I have traveled and I’m finding ways to claim my death. Changing out the license plate. The driver’s license. The fuckery of taxes. Buerocratic stuff and governmental rituals. And new friends. And old edges of fear that cling to me like the rotten side of an otherwise good-looking avocado.
The truth is that I said yes to this dream, this death, a long time ago. A long time before the dream came, before I understood what it was to die in this way. It came when I said I wanted my own life, when I asked for truth. I didn’t know what I was asking for and I still don’t. But surrender feels good. It’s so much safer than it seems. My worst fears never come true. They just guard the entrance, loyal to the way of things, keeping me honest and testing my resolve.
I walk between worlds as much as I can, the must-do’s of waking life and the unflinching, unpitying crystalline accuracy of the night world, the underworld, the otherworld where the thread travels. All the blind corners, all the death.

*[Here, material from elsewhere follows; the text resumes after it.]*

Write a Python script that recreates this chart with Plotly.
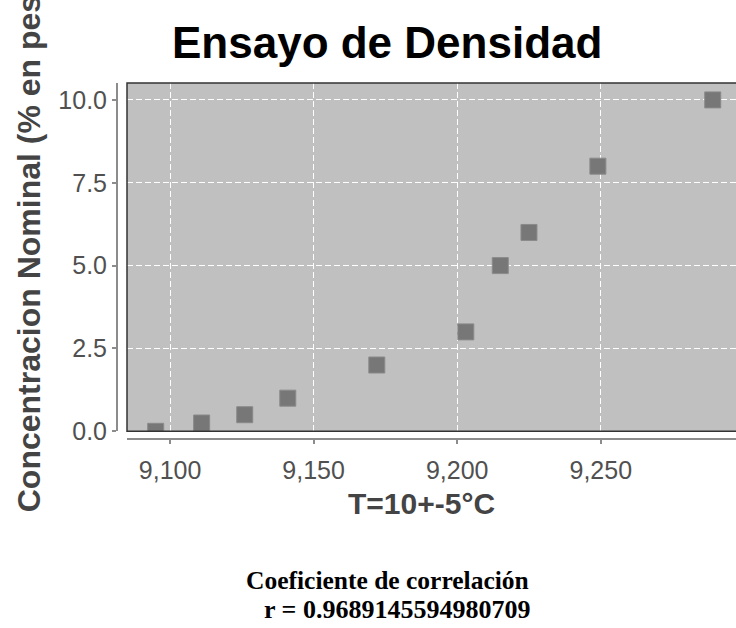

Home. Am I home? My teacher says Home is always here, that home is inside. He doesn’t talk about the land, he doesn’t talk about the land where I was born and my grandpa died, where my parents will probably die and where I will not be, so much of that process (ugh, to call dying a “process”) will happen when I am not looking because I died and I got in the grave. My brother will see, and maybe he won’t because he’s there in the daily motion, where change is harder to see. But I see. I’ve been gone almost two years now and each time I go home I see. I don’t want to see. But I see. I have to see.
So many of us have left home. By some necessity or other, we do what we have to do. And we remake it. We carry a song or a windchime, a dinner recipe, a story, a posture, a way of listening or not. I’m restless because I remember something ancient at the edges of sleep in the forgotten moments of dreaming. I itch in a place I can’t scratch and I try to remember how I got here.
I got in the grave and a wide tree grew out of my mouth. A tree that requires my fidelity. The wind carried me and in her generosity didn’t cover my mouth, told me not to cover her mouth. So now I use my mouth. I breathe. I speak. I guess that's the way, the invitation, the directive. I guess that's what this death means. I wonder what these deep grown roots will find as they sift through the small bodies beneath them.